### EXERCISE PROMPT
The data below should be printed in full, exactly, and without any of its images.

### SOURCE DATA
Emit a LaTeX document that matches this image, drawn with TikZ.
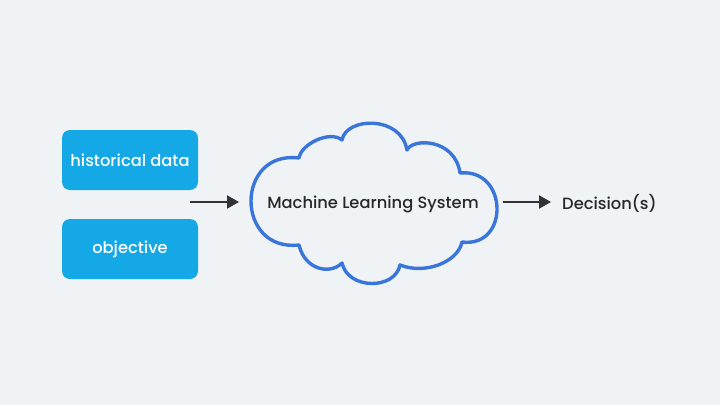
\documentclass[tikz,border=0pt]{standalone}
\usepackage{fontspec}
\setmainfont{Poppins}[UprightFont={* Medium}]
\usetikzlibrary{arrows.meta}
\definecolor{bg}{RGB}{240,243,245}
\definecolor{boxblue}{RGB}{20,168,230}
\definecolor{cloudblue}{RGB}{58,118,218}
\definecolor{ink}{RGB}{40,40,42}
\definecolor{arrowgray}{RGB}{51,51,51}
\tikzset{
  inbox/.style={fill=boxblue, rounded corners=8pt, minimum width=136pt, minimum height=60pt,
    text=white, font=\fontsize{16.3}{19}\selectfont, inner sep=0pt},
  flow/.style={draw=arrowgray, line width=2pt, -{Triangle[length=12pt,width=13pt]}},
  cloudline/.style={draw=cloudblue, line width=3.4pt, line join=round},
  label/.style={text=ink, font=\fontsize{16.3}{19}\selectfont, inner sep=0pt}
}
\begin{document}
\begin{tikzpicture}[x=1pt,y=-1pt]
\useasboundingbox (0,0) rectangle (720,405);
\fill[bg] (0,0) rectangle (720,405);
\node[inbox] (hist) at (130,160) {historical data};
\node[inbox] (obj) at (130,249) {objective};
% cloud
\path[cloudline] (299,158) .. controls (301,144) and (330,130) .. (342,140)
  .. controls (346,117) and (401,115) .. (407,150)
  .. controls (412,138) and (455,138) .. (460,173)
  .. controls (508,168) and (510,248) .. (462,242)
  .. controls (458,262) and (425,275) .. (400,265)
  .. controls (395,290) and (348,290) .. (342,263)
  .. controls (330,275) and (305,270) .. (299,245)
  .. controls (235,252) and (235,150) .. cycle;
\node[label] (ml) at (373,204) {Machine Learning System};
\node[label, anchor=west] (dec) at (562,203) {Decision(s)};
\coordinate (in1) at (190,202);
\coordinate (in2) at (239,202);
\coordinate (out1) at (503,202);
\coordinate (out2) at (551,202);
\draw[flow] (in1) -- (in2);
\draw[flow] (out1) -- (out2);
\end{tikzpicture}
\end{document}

### WRITTEN REPLY
Emit a LaTeX document that matches this image, drawn with TikZ.
\documentclass[tikz,border=0pt]{standalone}
\usepackage{fontspec}
\setmainfont{Poppins}[UprightFont={* Medium}]
\usetikzlibrary{arrows.meta}
\definecolor{bg}{RGB}{240,243,245}
\definecolor{boxblue}{RGB}{20,168,230}
\definecolor{cloudblue}{RGB}{58,118,218}
\definecolor{ink}{RGB}{40,40,42}
\definecolor{arrowgray}{RGB}{51,51,51}
\tikzset{
  inbox/.style={fill=boxblue, rounded corners=8pt, minimum width=136pt, minimum height=60pt,
    text=white, font=\fontsize{16.3}{19}\selectfont, inner sep=0pt},
  flow/.style={draw=arrowgray, line width=2pt, -{Triangle[length=12pt,width=13pt]}},
  cloudline/.style={draw=cloudblue, line width=3.4pt, line join=round},
  label/.style={text=ink, font=\fontsize{16.3}{19}\selectfont, inner sep=0pt}
}
\begin{document}
\begin{tikzpicture}[x=1pt,y=-1pt]
\useasboundingbox (0,0) rectangle (720,405);
\fill[bg] (0,0) rectangle (720,405);
\node[inbox] (hist) at (130,160) {historical data};
\node[inbox] (obj) at (130,249) {objective};
% cloud
\path[cloudline] (299,158) .. controls (301,144) and (330,130) .. (342,140)
  .. controls (346,117) and (401,115) .. (407,150)
  .. controls (412,138) and (455,138) .. (460,173)
  .. controls (508,168) and (510,248) .. (462,242)
  .. controls (458,262) and (425,275) .. (400,265)
  .. controls (395,290) and (348,290) .. (342,263)
  .. controls (330,275) and (305,270) .. (299,245)
  .. controls (235,252) and (235,150) .. cycle;
\node[label] (ml) at (373,204) {Machine Learning System};
\node[label, anchor=west] (dec) at (562,203) {Decision(s)};
\coordinate (in1) at (190,202);
\coordinate (in2) at (239,202);
\coordinate (out1) at (503,202);
\coordinate (out2) at (551,202);
\draw[flow] (in1) -- (in2);
\draw[flow] (out1) -- (out2);
\end{tikzpicture}
\end{document}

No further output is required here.